Opinion
No. 88-84-M.P.
March 18, 1988.
Thomas M. Bohan and Laureen D'Ambra, Dept. of Children and Their Families, for plaintiff.
John D. Lynch, Lynch, McKiernan Costello, Warwick, for defendant.
OPINION
This matter is before the court on a petition for writ of habeas corpus filed by the petitioner Frederick Hone, who having been adjudged in contempt of a Family Court restraining order, has been ordered to serve a previously imposed ninety-day suspended sentence. Hone now petitions this court for his release from incarceration. On March 9, 1988, a single justice of this court, after meeting with the parties, assigned the matter for consideration by the full court, and directed the parties to file memoranda in support of their respective positions and to procure a transcript of the contempt proceedings.
The record of this case discloses that on March 24, 1987 a restraining order was issued against Frederick T. Hone from contacting, annoying or interfering with Kimberly Ryan or the Department for Children and Their Families (DCF) until further order of the Family Court. At that same time the child, Kimberly Ryan, was placed in the temporary custody of DCF. Mr. Hone at that time was represented by counsel. No appeal was taken from said order. On April 14, 1987, a decree of dependency was entered in respect to Kimberly Ryan, largely on the ground that her parents were unable to keep her from engaging in a relationship with Mr. Hone, said relationship being deemed by her parents and DCF as wholly inappropriate because of the great disparity between their ages. At that time Kimberly was approximately sixteen years of age and Mr. Hone approximately forty-six years of age, and this relationship had been in existence for an extended period of time. During the hearing on the dependency petition Mr. Hone appeared through counsel, and, without objection from counsel, he was again restrained in terms identical to the March 24 decree.
On September 29, 1987 Mr. Hone again came before a justice of the Family Court and was found to have been in willful contempt of the restraining orders issued on March 24, 1987 and April 14, 1987. At that time he was sentenced to three months in the Adult Correctional Institutions, and said sentence was suspended. Mr. Hone was specifically advised in the decree that all prior restraining orders were to remain in full force and effect and was given notice that violation of said decree would result in the removal of the suspension from his sentence. No appeal was taken from the finding of contempt or from the imposition of a suspended sentence.

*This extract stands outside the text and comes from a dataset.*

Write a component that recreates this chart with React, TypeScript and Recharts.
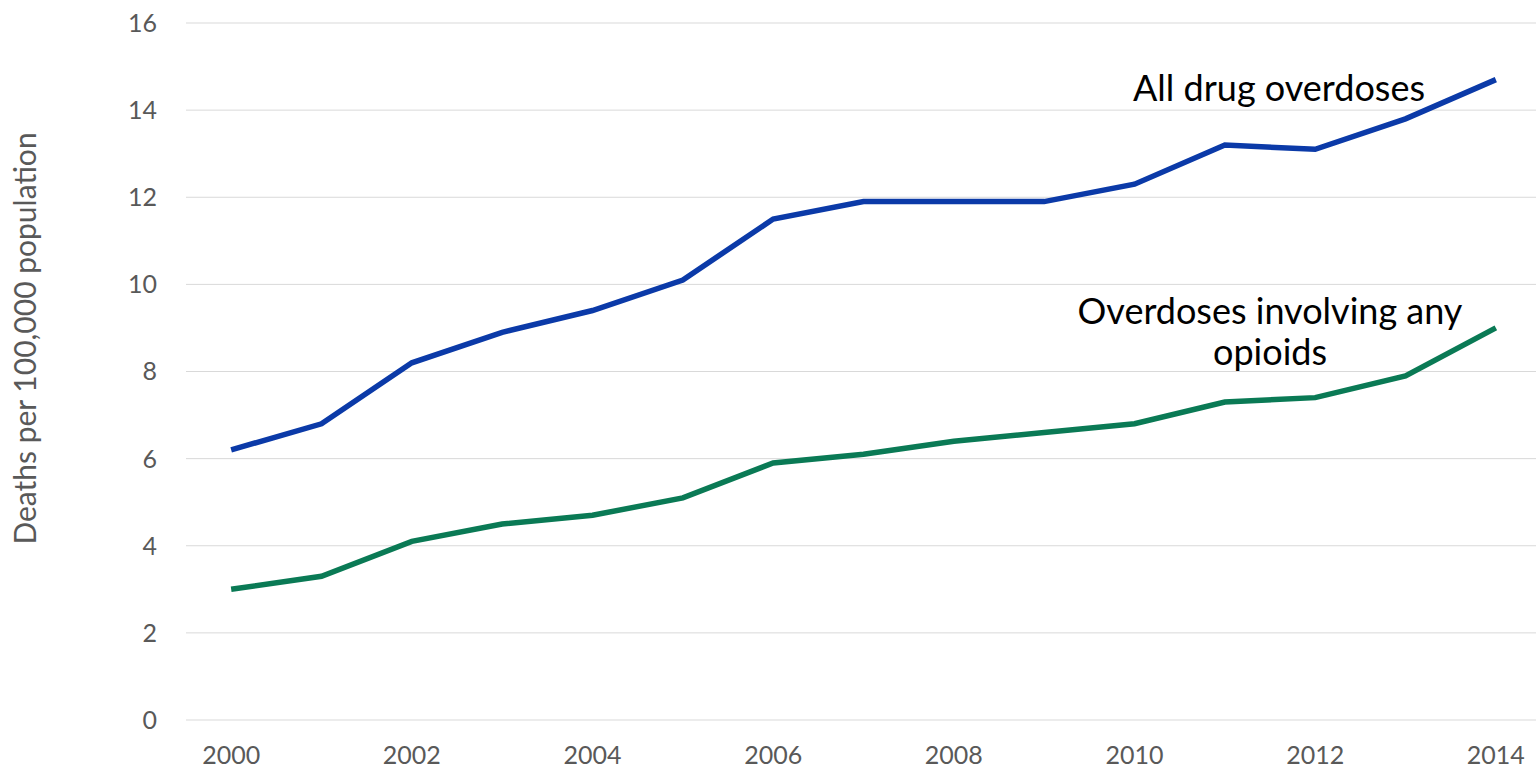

In spite of the prior proceedings and court orders, it is undisputed that Mr. Hone not only continued his forbidden relationship with Kimberly Ryan, but actually participated in conduct which rendered her pregnant and also participated with her in a ceremonial marriage in the state of Georgia on February 18, 1988. All of the foregoing facts were found by the trial justice and are supported by undisputed testimony, admissions by counsel, as well as by irrefutable documentary evidence. As a result of this conduct, the trial justice found Mr. Hone in willful contempt and removed the suspension from his three month sentence, thereby requiring him to serve said sentence at the ACI.

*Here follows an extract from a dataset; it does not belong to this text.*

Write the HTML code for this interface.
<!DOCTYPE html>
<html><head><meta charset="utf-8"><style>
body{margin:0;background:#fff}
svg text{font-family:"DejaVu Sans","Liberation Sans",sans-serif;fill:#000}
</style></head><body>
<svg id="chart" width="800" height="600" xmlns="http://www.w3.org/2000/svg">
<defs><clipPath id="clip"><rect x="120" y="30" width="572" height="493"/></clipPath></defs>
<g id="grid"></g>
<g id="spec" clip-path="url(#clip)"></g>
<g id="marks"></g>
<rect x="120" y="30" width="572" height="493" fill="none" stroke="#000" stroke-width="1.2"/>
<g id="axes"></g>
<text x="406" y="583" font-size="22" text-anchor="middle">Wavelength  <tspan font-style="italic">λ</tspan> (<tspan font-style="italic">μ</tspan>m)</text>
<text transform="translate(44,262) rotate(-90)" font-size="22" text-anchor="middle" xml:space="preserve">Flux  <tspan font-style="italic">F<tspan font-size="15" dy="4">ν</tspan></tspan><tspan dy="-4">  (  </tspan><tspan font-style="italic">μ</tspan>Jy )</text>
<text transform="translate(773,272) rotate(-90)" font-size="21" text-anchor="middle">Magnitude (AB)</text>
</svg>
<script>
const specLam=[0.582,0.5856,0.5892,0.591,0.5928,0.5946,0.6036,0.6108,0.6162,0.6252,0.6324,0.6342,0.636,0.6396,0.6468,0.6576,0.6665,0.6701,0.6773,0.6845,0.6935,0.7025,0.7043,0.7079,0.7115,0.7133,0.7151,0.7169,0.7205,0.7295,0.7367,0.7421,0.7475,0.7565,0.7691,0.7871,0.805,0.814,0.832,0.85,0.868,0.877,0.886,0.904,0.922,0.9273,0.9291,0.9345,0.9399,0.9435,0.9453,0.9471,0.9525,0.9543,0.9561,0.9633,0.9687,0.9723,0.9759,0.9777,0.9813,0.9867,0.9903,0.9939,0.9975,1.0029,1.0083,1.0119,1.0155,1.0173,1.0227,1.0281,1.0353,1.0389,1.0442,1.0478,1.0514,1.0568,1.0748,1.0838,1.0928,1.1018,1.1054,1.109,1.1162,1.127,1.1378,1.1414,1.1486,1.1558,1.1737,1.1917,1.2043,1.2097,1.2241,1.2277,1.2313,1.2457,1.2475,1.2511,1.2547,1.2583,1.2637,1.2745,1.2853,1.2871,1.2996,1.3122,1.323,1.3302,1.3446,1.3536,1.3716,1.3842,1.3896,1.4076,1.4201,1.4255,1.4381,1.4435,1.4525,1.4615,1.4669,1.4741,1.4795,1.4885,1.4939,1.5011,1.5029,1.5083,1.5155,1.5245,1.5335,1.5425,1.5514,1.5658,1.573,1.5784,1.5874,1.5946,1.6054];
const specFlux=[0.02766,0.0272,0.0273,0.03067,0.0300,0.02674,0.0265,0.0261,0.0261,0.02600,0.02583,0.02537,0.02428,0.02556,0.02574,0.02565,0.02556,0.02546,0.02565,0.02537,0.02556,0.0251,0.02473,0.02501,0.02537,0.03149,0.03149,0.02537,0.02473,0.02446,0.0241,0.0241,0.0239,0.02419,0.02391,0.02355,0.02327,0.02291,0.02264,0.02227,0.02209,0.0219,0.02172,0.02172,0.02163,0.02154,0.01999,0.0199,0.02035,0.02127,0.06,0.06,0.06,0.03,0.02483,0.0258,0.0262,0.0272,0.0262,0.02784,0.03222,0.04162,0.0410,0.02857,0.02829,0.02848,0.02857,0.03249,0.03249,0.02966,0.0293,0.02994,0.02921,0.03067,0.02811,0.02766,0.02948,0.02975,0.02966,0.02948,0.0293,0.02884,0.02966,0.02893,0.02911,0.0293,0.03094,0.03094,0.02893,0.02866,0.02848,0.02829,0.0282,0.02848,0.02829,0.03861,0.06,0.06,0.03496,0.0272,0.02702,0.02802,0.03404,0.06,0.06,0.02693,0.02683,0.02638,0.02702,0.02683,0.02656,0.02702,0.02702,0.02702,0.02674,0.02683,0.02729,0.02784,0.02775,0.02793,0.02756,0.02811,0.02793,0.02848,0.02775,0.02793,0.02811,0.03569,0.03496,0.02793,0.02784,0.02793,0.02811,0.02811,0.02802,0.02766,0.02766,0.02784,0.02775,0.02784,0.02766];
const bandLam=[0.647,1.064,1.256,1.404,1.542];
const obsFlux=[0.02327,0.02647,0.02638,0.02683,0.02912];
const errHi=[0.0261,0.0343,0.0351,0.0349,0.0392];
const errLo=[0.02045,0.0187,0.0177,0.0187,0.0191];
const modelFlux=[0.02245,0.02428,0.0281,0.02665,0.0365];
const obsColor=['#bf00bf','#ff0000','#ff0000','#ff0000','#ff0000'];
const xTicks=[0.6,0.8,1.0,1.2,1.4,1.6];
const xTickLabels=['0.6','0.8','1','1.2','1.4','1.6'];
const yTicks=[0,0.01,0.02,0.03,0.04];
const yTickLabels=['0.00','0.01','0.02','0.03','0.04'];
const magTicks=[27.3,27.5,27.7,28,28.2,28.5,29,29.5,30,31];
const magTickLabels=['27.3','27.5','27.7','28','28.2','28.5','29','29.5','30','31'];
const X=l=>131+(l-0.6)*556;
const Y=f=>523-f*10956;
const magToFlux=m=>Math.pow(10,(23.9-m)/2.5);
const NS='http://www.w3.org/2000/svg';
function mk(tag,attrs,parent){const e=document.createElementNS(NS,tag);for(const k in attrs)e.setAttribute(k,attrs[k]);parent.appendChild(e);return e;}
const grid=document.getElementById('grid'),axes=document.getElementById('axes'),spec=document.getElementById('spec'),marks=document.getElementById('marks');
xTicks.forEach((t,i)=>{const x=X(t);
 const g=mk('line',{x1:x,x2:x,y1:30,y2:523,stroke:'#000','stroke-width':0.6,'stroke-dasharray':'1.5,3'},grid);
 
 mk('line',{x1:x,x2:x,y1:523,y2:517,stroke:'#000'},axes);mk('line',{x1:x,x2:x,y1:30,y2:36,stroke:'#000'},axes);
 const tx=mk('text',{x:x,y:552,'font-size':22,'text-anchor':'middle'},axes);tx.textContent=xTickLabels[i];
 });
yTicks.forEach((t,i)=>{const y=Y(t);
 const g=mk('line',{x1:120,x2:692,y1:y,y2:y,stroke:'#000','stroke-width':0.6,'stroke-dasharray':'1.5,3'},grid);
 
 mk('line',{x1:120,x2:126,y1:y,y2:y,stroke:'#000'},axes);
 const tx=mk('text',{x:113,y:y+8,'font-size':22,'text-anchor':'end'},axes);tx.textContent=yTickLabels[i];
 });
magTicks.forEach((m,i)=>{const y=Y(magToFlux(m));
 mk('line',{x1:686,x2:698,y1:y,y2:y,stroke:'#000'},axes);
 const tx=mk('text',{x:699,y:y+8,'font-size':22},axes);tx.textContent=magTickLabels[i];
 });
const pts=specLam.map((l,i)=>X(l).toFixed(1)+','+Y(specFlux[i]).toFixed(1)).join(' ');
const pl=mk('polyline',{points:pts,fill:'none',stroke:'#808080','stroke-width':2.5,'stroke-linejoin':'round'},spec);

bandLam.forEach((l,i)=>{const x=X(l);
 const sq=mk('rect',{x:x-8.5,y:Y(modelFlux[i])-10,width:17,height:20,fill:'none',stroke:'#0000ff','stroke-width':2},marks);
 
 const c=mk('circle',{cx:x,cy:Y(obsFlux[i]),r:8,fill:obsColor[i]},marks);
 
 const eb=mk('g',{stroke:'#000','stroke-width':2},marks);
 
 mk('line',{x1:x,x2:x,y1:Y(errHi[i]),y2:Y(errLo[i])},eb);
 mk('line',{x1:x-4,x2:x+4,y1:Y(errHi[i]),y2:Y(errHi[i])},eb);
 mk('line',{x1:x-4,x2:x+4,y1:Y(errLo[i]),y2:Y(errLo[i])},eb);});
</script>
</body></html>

Mr. Hone in support of his petition for habeas corpus raises a barrage of technical defenses, notably a claim that he was given insufficient notice and opportunity to be heard on a charge of criminal contempt. See Coolbeth v. Berberian, 116 R.I. 188, 354 A.2d 120 (1976). We believe that this argument is without merit. In this instance, all decrees and restraining orders were designed to be coercive in aid of the determination by the Family Court that Mr. Hone should discontinue completely his relationship and contacts with Kimberly Ryan. Merely because the ultimate sanction imposed is no longer subject to being purged by Hone does not convert the proceeding to one of criminal contempt.

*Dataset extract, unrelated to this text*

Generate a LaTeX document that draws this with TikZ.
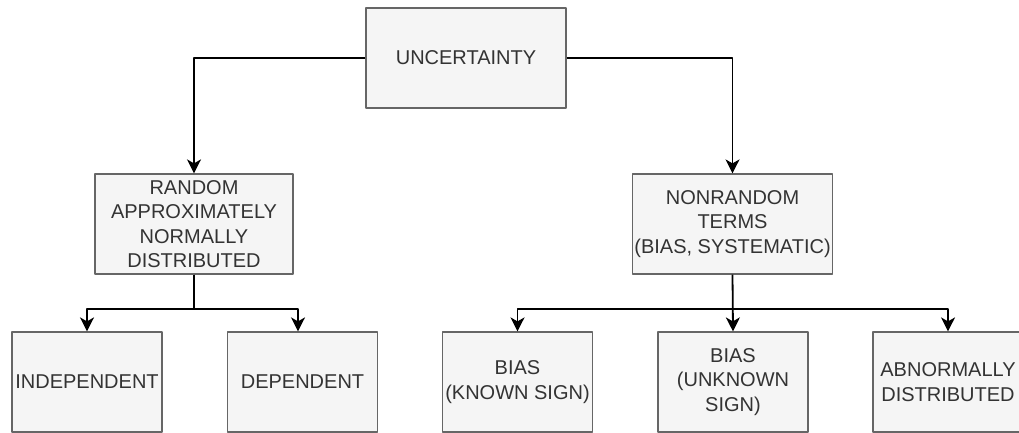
\documentclass[tikz,border=0pt]{standalone}
\usepackage{fontspec}
\setmainfont{Liberation Sans}
\usetikzlibrary{arrows.meta}
\definecolor{boxfill}{HTML}{F5F5F5}
\definecolor{boxline}{HTML}{666666}
\definecolor{boxtext}{HTML}{333333}
\begin{document}
\begin{tikzpicture}[x=1pt,y=-1pt,>={Stealth[length=14pt,width=14pt,inset=4pt]}, line join=round,
  box/.style={draw=boxline, line width=1.2pt, fill=boxfill, text=boxtext, align=center, inner sep=0pt, minimum height=100pt, font=\fontsize{20}{24.5}\selectfont},
  link/.style={->, line width=1.8pt}]
\useasboundingbox (0,0) rectangle (1019,433);
\node[box, minimum width=200pt] (unc) at (466,58) {UNCERTAINTY};
\node[box, minimum width=198pt] (rnd) at (194,224) {RANDOM\\APPROXIMATELY\\NORMALLY\\DISTRIBUTED};
\node[box, minimum width=200pt] (nonrnd) at (732.5,224) {NONRANDOM\\TERMS\\(BIAS, SYSTEMATIC)};
\foreach \n/\x/\t in {indep/87/INDEPENDENT, dep/302.5/DEPENDENT, known/517.5/{BIAS\\(KNOWN SIGN)}, unknown/733/{BIAS\\(UNKNOWN\\SIGN)}, abn/948/{ABNORMALLY\\DISTRIBUTED}}
  \node[box, minimum width=150pt] (\n) at (\x,382) {\t};
\draw[link] (unc.west) -| (rnd.north);
\draw[link] (unc.east) -| (nonrnd.north);
\draw[link] (rnd.south) -- ++(0,34) -| (indep.north);
\draw[link] (rnd.south) -- ++(0,34) -| ([xshift=-4.5pt]dep.north);
\draw[link] (nonrnd.south) -- (unknown.north);
\foreach \n in {known, abn}
  \draw[link] (nonrnd.south) -- ++(0,34) -| (\n.north);
\end{tikzpicture}
\end{document}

If a court order is to have any validity in a civil case, it must be made apparent to litigants that said order will be enforced. A coercive sanction which dissolves upon willful noncompliance is obviously of no significant aid in enforcing a judicial decree. It is true that Mr. Hone no longer holds the key to the correctional institution in his pocket, but he in effect inserted that key and opened the door which has now been closed behind him.
At all stages of these proceedings, Mr. Hone had adequate notice of the alleged violations for which punishment was to be imposed. He was represented by counsel and given an opportunity to testify and present witnesses in his own behalf. His defense seemed to consist of the argument that since he had married Kimberly, the restraining order was therefore superseded by his act and was no longer of any force or effect. We believe that judicial orders in either this state or the federal system cannot be so easily set aside by one who seizes the judicial power in his own hands. See United States v. United Mine Workers of America, 330 U.S. 258, 67 S.Ct. 677, 91 L.Ed. 884 (1947).
For the reasons stated the petition for writ of habeas corpus is denied.